== Dataset section

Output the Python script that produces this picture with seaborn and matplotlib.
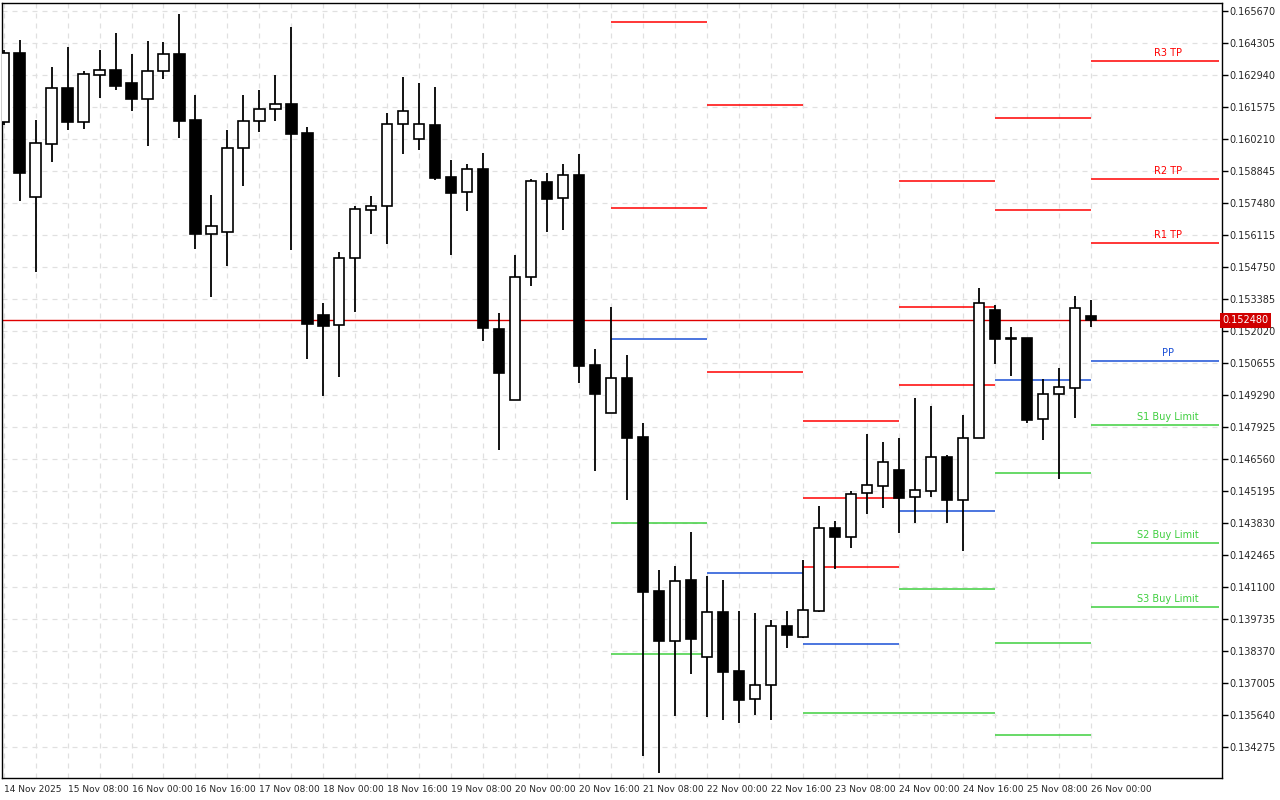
import matplotlib
matplotlib.use('Agg')
import matplotlib.pyplot as plt
import numpy as np
import seaborn as sns

# 4-hour candles, 14 Nov 16:00 .. 26 Nov 00:00
opens = [0.160935, 0.163878, 0.157736, 0.159997, 0.162385, 0.160935, 0.162940, 0.163153, 0.162599, 0.161916,
         0.163111, 0.163836, 0.161020, 0.156158, 0.156243, 0.159826, 0.160978, 0.161490, 0.161703, 0.160466,
         0.152703, 0.152276, 0.155134, 0.157181, 0.157352, 0.160850, 0.160210, 0.160807, 0.158589, 0.157949,
         0.158930, 0.152105, 0.149077, 0.154323, 0.158376, 0.157693, 0.158674, 0.150570, 0.148522, 0.150015,
         0.147499, 0.140930, 0.138797, 0.141399, 0.138114, 0.140034, 0.137517, 0.136323, 0.136920, 0.139437,
         0.138967, 0.140076, 0.143617, 0.143233, 0.145110, 0.145408, 0.146091, 0.144939, 0.145195, 0.146645,
         0.144811, 0.147456, 0.152916, 0.151721, 0.151721, 0.148266, 0.149333, 0.149589, 0.152660]
highs = [0.164006, 0.164433, 0.161020, 0.163281, 0.164134, 0.163111, 0.164006, 0.164732, 0.163836, 0.164390,
         0.164348, 0.165542, 0.162087, 0.157821, 0.160594, 0.162087, 0.162300, 0.162940, 0.164988, 0.160722,
         0.153214, 0.155390, 0.157352, 0.157779, 0.161319, 0.162855, 0.162599, 0.162428, 0.159314, 0.159144,
         0.159613, 0.152788, 0.155262, 0.158504, 0.158760, 0.159144, 0.159570, 0.151252, 0.153044, 0.150996,
         0.148096, 0.141825, 0.141996, 0.143446, 0.141569, 0.141399, 0.140076, 0.139991, 0.139693, 0.140076,
         0.142252, 0.144555, 0.143915, 0.145195, 0.147626, 0.147285, 0.147456, 0.149162, 0.148821, 0.146731,
         0.148437, 0.153854, 0.153129, 0.152191, 0.151721, 0.149973, 0.150442, 0.153513, 0.153342]
lows = [0.160807, 0.157565, 0.154537, 0.159229, 0.160594, 0.160637, 0.161959, 0.162300, 0.161404, 0.159911,
        0.162769, 0.160253, 0.155518, 0.153470, 0.154793, 0.158205, 0.160509, 0.160978, 0.155475, 0.150826,
        0.149247, 0.150058, 0.152830, 0.156158, 0.155731, 0.159570, 0.159741, 0.158461, 0.155262, 0.157139,
        0.151594, 0.146944, 0.149077, 0.153940, 0.156243, 0.156328, 0.149802, 0.146048, 0.148522, 0.144811,
        0.133891, 0.133166, 0.135598, 0.137389, 0.135555, 0.135427, 0.135299, 0.135640, 0.135427, 0.138498,
        0.138925, 0.140034, 0.141868, 0.142764, 0.144214, 0.144470, 0.143404, 0.143830, 0.144939, 0.143830,
        0.142636, 0.147456, 0.150612, 0.150101, 0.148096, 0.147371, 0.145707, 0.148309, 0.152191]
closes = [0.163878, 0.158760, 0.160039, 0.162385, 0.160935, 0.162983, 0.163153, 0.162471, 0.161916, 0.163111,
          0.163836, 0.160978, 0.156158, 0.156499, 0.159826, 0.160978, 0.161490, 0.161703, 0.160423, 0.152319,
          0.152233, 0.155134, 0.157224, 0.157352, 0.160850, 0.161404, 0.160850, 0.158546, 0.157907, 0.158930,
          0.152148, 0.150229, 0.154323, 0.158418, 0.157651, 0.158674, 0.150527, 0.149333, 0.150015, 0.147456,
          0.140887, 0.138797, 0.141356, 0.138882, 0.140034, 0.137474, 0.136280, 0.136920, 0.139437, 0.139053,
          0.140119, 0.143617, 0.143233, 0.145067, 0.145451, 0.146432, 0.144897, 0.145238, 0.146645, 0.144811,
          0.147456, 0.153214, 0.151679, 0.151700, 0.148224, 0.149333, 0.149631, 0.153001, 0.152480]

x_labels = ['14 Nov 2025', '15 Nov 08:00', '16 Nov 00:00', '16 Nov 16:00', '17 Nov 08:00', '18 Nov 00:00',
            '18 Nov 16:00', '19 Nov 08:00', '20 Nov 00:00', '20 Nov 16:00', '21 Nov 08:00', '22 Nov 00:00',
            '22 Nov 16:00', '23 Nov 08:00', '24 Nov 00:00', '24 Nov 16:00', '25 Nov 08:00', '26 Nov 00:00']

y_ticks = [0.134275, 0.135640, 0.137005, 0.138370, 0.139735, 0.141100, 0.142465, 0.143830, 0.145195, 0.146560,
           0.147925, 0.149290, 0.150655, 0.152020, 0.153385, 0.154750, 0.156115, 0.157480, 0.158845, 0.160210,
           0.161575, 0.162940, 0.164305, 0.165670]

current_price = 0.152480

# daily pivot levels: (start candle, end candle, resistances, pivot, supports)
pivot_days = [
    (38, 44, [0.165201, 0.157267], 0.151679, [0.143830, 0.138242]),
    (44, 50, [0.161660, 0.150271], 0.141697, []),
    (50, 56, [0.148181, 0.144897, 0.141953], 0.138669, [0.135725]),
    (56, 62, [0.158418, 0.153044, 0.149717], 0.144342, [0.141015, 0.135725]),
    (62, 68, [0.161106, 0.157181], 0.149930, [0.145963, 0.138711, 0.134787]),
    (68, 76, [0.163537, 0.158504, 0.155774], 0.150740, [0.148011, 0.142977, 0.140247]),
]
last_labels_r = ['R3 TP', 'R2 TP', 'R1 TP']
last_labels_s = ['S1 Buy Limit', 'S2 Buy Limit', 'S3 Buy Limit']

sns.set_style("white")
plt.rcParams['font.family'] = ['DejaVu Sans']

fig = plt.figure(figsize=(12.8, 8), dpi=100)
ax = fig.add_axes([2 / 1280, 22 / 800, 1220 / 1280, 775 / 800])

idx = np.arange(len(opens))
o = np.array(opens)
c = np.array(closes)
up = c >= o

ax.vlines(idx, lows, highs, color='black', linewidth=1.3, zorder=3)
ax.bar(idx, np.abs(c - o) + 1e-6, bottom=np.minimum(o, c), width=0.64,
       color=np.where(up, 'white', 'black'), edgecolor='black', linewidth=1.2, zorder=4)

red, blue, green = '#ff0000', '#1a4fd6', '#3fcf3f'
for start, end, res, pp, sup in pivot_days:
    ax.hlines(res, start, end, color=red, linewidth=1.1, zorder=2)
    ax.hlines(pp, start, end, color=blue, linewidth=1.1, zorder=2)
    ax.hlines(sup, start, end, color=green, linewidth=1.1, zorder=2)

start, end, res, pp, sup = pivot_days[-1]
lx = 72.8
for lvl, lab in zip(res, last_labels_r):
    ax.text(lx, lvl + 0.00012, lab, color=red, fontsize=7, ha='center', va='bottom')
ax.text(lx, pp + 0.00012, 'PP', color=blue, fontsize=7, ha='center', va='bottom')
for lvl, lab in zip(sup, last_labels_s):
    ax.text(lx, lvl + 0.00012, lab, color=green, fontsize=7, ha='center', va='bottom')

ax.axhline(current_price, color='#e00000', linewidth=1.0, zorder=2.5)

ax.set_xlim(-0.1, 76.2)
ax.set_ylim(0.132953, 0.166011)

ax.set_xticks(np.arange(0, len(opens), 2), minor=True)
ax.set_xticks(np.arange(0, 4 * len(x_labels), 4))
ax.set_xticklabels(x_labels, fontsize=6.5, ha='left')
ax.set_yticks(y_ticks)
ax.set_yticklabels([f'{v:.6f}' for v in y_ticks], fontsize=7)
ax.yaxis.tick_right()
ax.tick_params(axis='both', which='major', direction='out', length=4, width=1, color='black', pad=1)
ax.tick_params(axis='x', which='minor', length=0)
ax.grid(True, which='both', axis='x', color='#e0e0e0', linestyle=(0, (4, 4)), linewidth=0.9, zorder=0)
ax.grid(True, which='major', axis='y', color='#e0e0e0', linestyle=(0, (4, 4)), linewidth=0.9, zorder=0)
for s in ax.spines.values():
    s.set_color('black')
    s.set_linewidth(1)

ax.text(1.0005, current_price, f'{current_price:.6f}', transform=ax.get_yaxis_transform(),
        fontsize=7, color='white', va='center', ha='left',
        bbox=dict(boxstyle='square,pad=0.25', facecolor='#d00000', edgecolor='none'))

fig.savefig('out.png', dpi=100)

====

Exactly reproduce the run of lines from the start of the listing through the line with "import seaborn as sns", inclusive; pictures are not copied.

Output the Python script that produces this picture with seaborn and matplotlib.
import matplotlib
matplotlib.use('Agg')
import matplotlib.pyplot as plt
import numpy as np
import seaborn as sns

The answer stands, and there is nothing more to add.